Tamaki was originally scheduled to launch a second series of the main manga in spring 2013, but it was delayed. He began publishing Dance in the Vampire Bund II: Scarlet Order (スカーレット オーダー ダンス イン ザ ヴァンパイアバンド2, Sukāretto Ōdā - Dansu in za Vanpaia Bando 2) in the January 2014 issue of Comic Flapper on December 5, 2013. The series ended on April 4, 2015, and was published as four volumes between April 2014 and April 2015. In June 2014, Seven Seas announced that they had acquired the rights to the sequel.

On March 9, 2018, Tamaki announced via Twitter that he would be starting a new manga in the series, titled Dance in the Vampire Bund: Age of Scarlet Order (ダンス イン ザ ヴァンパイアバンド A.S.O, Dansu in za Vanpaia Bando A.S.O.), (Note: Short for "Age of Scarlet Order".) and that the series would be a continuation of Dance in the Vampire Bund II: Scarlet Order. The series launched on TO Books Nico Nico Seiga-based online magazine Comic Corona on May 28, 2018. Seven Seas announced their license to the title in March 2019.

Seven Seas also published two dōjinshi collections, Dance in the Vampire Bund: Forgotten Tales and Dance in the Vampire Bund: Secret Chronicles, which Tamaki had previously released only at Comiket.

===Anime===

An anime television series adaptation was announced in the August 2009 issue of Monthly Comic Flapper on July 4, 2009. The series was directed by Akiyuki Shinbo and Masahiro Sonoda, and written by Hiroyuki Yoshino, with animation by the studio Shaft. Naoyuki Konno provided character designs for the anime, and Akio Dobashi composed the series' music. A promotional video for the series was shown at the 76th Comiket in October 2009.

The 12-episode series premiered on January 7, 2010, and was broadcast on AT-X, Chiba TV, tvk, TV Saitama, Tokyo MX, TV Aichi, and Sun TV. A compilation episode aired on February 25, 2010, pushing back the broadcast of the series beginning with episode 8, and causing episode 12 to be run in a different timeslot, where it replaced a rerun of He Is My Master.

The series is licensed by Funimation in the United States and by Madman Entertainment in Australia and New Zealand. Manga Entertainment announced its license to the series at the London MCM Expo on May 28, 2011.

====Censorship====
Initially, Funimation announced that the U.S. release would be released in an edited format, because of "controversial elements which, when taken out of context, could be objectionable to some audiences", and which Funimation considered "inappropriate for U.S. viewing and [...] not essential to the storyline" (nudity involving Princess Mina, who has the outward appearance of a child).
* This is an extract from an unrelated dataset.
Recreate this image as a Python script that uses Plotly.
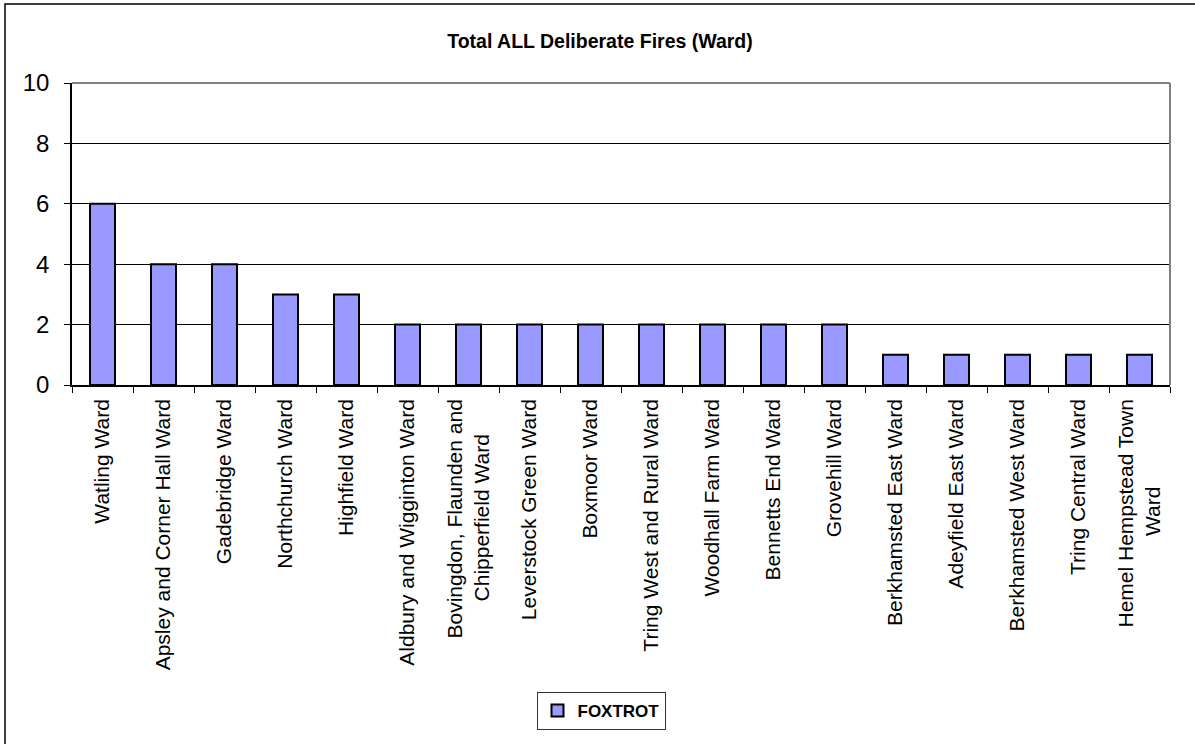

Another title, Strike Witches, was released unedited, despite containing some similar elements. After negative fan reaction to edited DVD and Blu-ray releases, Funimation released another statement on March 10, 2010, stating that the company expected to release the show unedited based on the first seven episodes, but would make a final decision once the company had seen the final five episodes to ensure that they complied with U.S. law. Funimation later confirmed that the DVD and Blu-ray release would be unedited. It was released on June 14, 2011.

In July 2011, Manga Entertainment, who had acquired the series for distribution in the United Kingdom, announced that an uncut version of the series had been passed by the BBFC with a "15" rating. This version was released on October 24, 2011.

In June 2015, it was announced that the anime was one of 38 anime and manga titles that had been blacklisted by the Chinese Ministry of Culture, making the distribution of it in any form illegal.

==Reception==
A number of volumes in the series have made it onto the New York Times Manga Best Sellers list:
- Volume seven was on the list for one week, appearing at seventh place.
- Volume eight was on the list for two weeks, at second and ninth place.
- Volume nine was on the list for two weeks, at eighth and seventh place.
- Volume ten was on the list for two weeks, at third and tenth place.
- Volume eleven was on the list for one week, at second place.
- Volume twelve was on the list for one week at sixth place.
- Volume thirteen was on the list for two weeks, at first and ninth place.
- Volume fourteen was on the list for one week, at second place.